Doctoral Dissertations

Date of Award

12-1999

Degree Type

Dissertation

Degree Name

Doctor of Philosophy

Major

Economics

Major Professor

Paul Davidson

Committee Members

Sydney Carroll, Hans Jensen, William Park

Abstract

John Maynard Keynes built his General Theory upon the assumption of an entrepreneurial economy in which money matters, because of the existence of uncertainty. Frank Hyneman Knight recognized the existence of uncertainty when he distinguished it from risk, incorporating each into his articulation of the classical economic model. In so doing, Keynes and Knight are as much philosophers as economists.

The study examines the ethical dimension of uncertainty within the economic theories of Knight and Keynes. Intellectual and theological influences upon their respective theories of probability and uncertainty are considered. The role of uncertainty in defining the purpose and method of economics and leading to their divergent economic outlooks and policy recommendations is also investigated.

The results of the study indicate that despite their common emphasis, both Knight and Keynes viewed the role of uncertainty from different perspectives, derived from significant, formative influences upon their thinking and differing views regarding the role and purpose of economic theory as applied to the real world. The intellectualism into which Keynes was born was based upon logic, science, and rational thinking. The resulting enlightened thinking led Keynes to consider individual and collective action positively, enabling society to take purposeful, deliberate action, in the face of an uncertain, nonergodic future.

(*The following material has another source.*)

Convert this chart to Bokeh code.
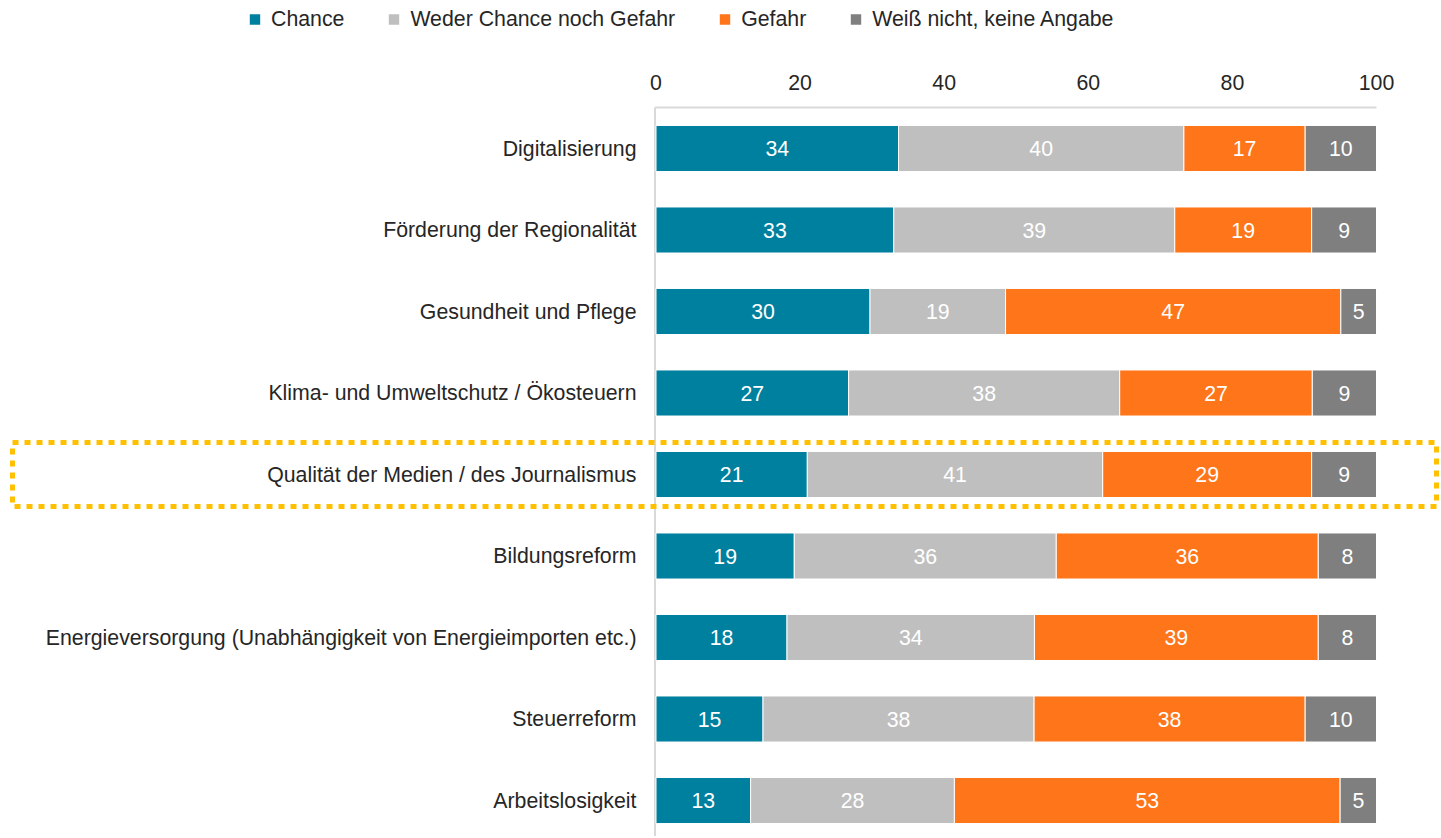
import numpy as np
from bokeh.plotting import figure
from bokeh.layouts import column
from bokeh.models import (ColumnDataSource, Range1d, FixedTicker, Legend, LegendItem)
from bokeh.core.properties import value
from bokeh.embed import file_html
from bokeh.resources import INLINE

# ---------------- data ----------------
categories = [
    "Digitalisierung",
    "Förderung der Regionalität",
    "Gesundheit und Pflege",
    "Klima- und Umweltschutz / Ökosteuern",
    "Qualität der Medien / des Journalismus",
    "Bildungsreform",
    "Energieversorgung (Unabhängigkeit von Energieimporten etc.)",
    "Steuerreform",
    "Arbeitslosigkeit",
]
chance = [34, 33, 30, 27, 21, 19, 18, 15, 13]
weder = [40, 39, 19, 38, 41, 36, 34, 38, 28]
gefahr = [17, 19, 47, 27, 29, 36, 39, 38, 53]
weiss = [10, 9, 5, 9, 9, 8, 8, 10, 5]
series_names = ["Chance", "Weder Chance noch Gefahr", "Gefahr", "Weiß nicht, keine Angabe"]
x_ticks = [0, 20, 40, 60, 80, 100]
highlight = "Qualität der Medien / des Journalismus"

# ---------------- styles / layout ----------------
colors = ["#00809F", "#BFBFBF", "#FF7519", "#7F7F7F"]
FONT = "Liberation Sans"
FS = "21.3px"
TXT = "#262626"
AXIS = "#D9D9D9"
W = 1440
LEG_H = 38
MAIN_H = 798
TOP_BORDER = 62          # frame top at page y = 100
PX0, PX100 = 655.5, 1376.0   # pixel of x=0 and x=100
ROW0_PX, ROW_PITCH = 148.0 - LEG_H, 81.5   # first row centre in main-figure pixels
BAR_H = 0.565

n = len(categories)
ypos = [n - 1 - i for i in range(n)]
vals = np.array([chance, weder, gefahr, weiss], dtype=float)
shares = vals / vals.sum(axis=0) * 100.0
rights = np.cumsum(shares, axis=0)
lefts = rights - shares

ppu = (PX100 - PX0) / 100.0


def px_to_x(px):
    return (px - PX0) / ppu


def py_to_y(py):   # main-figure pixel (from top) -> data y
    return (n - 1) - (py - ROW0_PX) / ROW_PITCH


x_range = Range1d(px_to_x(0), px_to_x(W))
y_range = Range1d(py_to_y(MAIN_H), py_to_y(TOP_BORDER))

p = figure(width=W, height=MAIN_H, x_range=x_range, y_range=y_range,
           x_axis_location="above", y_axis_location=None,
           output_backend="svg", toolbar_location=None,
           min_border_left=0, min_border_right=0, min_border_top=TOP_BORDER,
           min_border_bottom=0)
p.outline_line_color = None
p.xgrid.visible = False
p.ygrid.visible = False

# axis lines
y_top_line = py_to_y(107 - LEG_H)
p.segment(x0=[px_to_x(654.5)], y0=[y_top_line], x1=[px_to_x(654.5)], y1=[py_to_y(MAIN_H)],
          line_color=AXIS, line_width=2)
p.segment(x0=[px_to_x(654.5)], y0=[y_top_line], x1=[100], y1=[y_top_line],
          line_color=AXIS, line_width=2)

for k, name in enumerate(series_names):
    src = ColumnDataSource(dict(
        y=ypos, left=lefts[k], right=rights[k],
        mid=(lefts[k] + rights[k]) / 2.0,
        lab=[str(v) for v in vals[k].astype(int)],
    ))
    p.hbar(y="y", left="left", right="right", height=BAR_H, source=src,
           fill_color=colors[k], line_color="white", line_width=1)
    p.text(x="mid", y="y", text="lab", source=src, text_color="white",
           text_font=value(FONT), text_font_size=FS, text_align="center",
           text_baseline="middle")

# category labels
cat_src = ColumnDataSource(dict(x=[px_to_x(636)] * n, y=ypos, t=categories))
p.text(x="x", y="y", text="t", source=cat_src, text_color=TXT,
       text_font=value(FONT), text_font_size=FS, text_align="right",
       text_baseline="middle")

# highlight box
hy = ypos[categories.index(highlight)]
half = 32.0 / ROW_PITCH
p.quad(left=[px_to_x(12)], right=[px_to_x(1436)], top=[hy + half], bottom=[hy - half],
       fill_color=None, line_color="#FFC000", line_width=5, line_dash="6 6")

xa = p.xaxis[0]
xa.ticker = FixedTicker(ticks=x_ticks)
xa.major_label_text_font = FONT
xa.major_label_text_font_size = FS
xa.major_label_text_color = TXT
xa.axis_line_color = None
xa.major_tick_line_color = None
xa.minor_tick_line_color = None
xa.major_label_standoff = 5

# legend strip (one off-screen key bar per series, so the legend can draw its swatch)
lg = figure(width=W, height=LEG_H, x_range=Range1d(0, 1), y_range=Range1d(0, 1),
            x_axis_location=None, y_axis_location=None,
            output_backend="svg", toolbar_location=None, min_border=0)
lg.outline_line_color = None
lg.xgrid.visible = False
lg.ygrid.visible = False
items = []
for k, name in enumerate(series_names):
    r = lg.hbar(y=[-5], left=[0], right=[1], height=0.5, fill_color=colors[k], line_color=None)
    items.append(LegendItem(label=name, renderers=[r]))
legend = Legend(items=items, orientation="horizontal", location="center_left",
                margin=248, padding=0, spacing=43, label_standoff=10,
                glyph_width=13, glyph_height=13,
                label_text_font=FONT, label_text_font_size=FS, label_text_color=TXT,
                border_line_color=None, background_fill_alpha=0)
lg.add_layout(legend)

layout = column(lg, p, spacing=0)
open("out.html", "w").write(file_html(layout, INLINE))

The theological, conservative thinking from which Knight emerged left him cynical and critical of the established orthodoxy. While accepting its theoretical basis, Knight criticized classical theory for omitting uncertainty as an endogenous variable and for the assumed rationality of economic man. Knight’s pessimism led him to suggest the government assume a negative role, limited to establishing and enforcing “rules of the game” to ensure the smooth operation of a system of otherwise free-markets.

Still, both economists recognized the dramatic impact of uncertainty upon individual and collective decision making. Their mutual abhorrence for the inevitable results of unrestrained capitalism led each to suggest that economics be used in order to improve the conditions of society. Both Knight and Keynes remained passionate in their concern for the ultimate welfare and improvement of mankind, despite differences of opinion as to how this goal is to be achieved.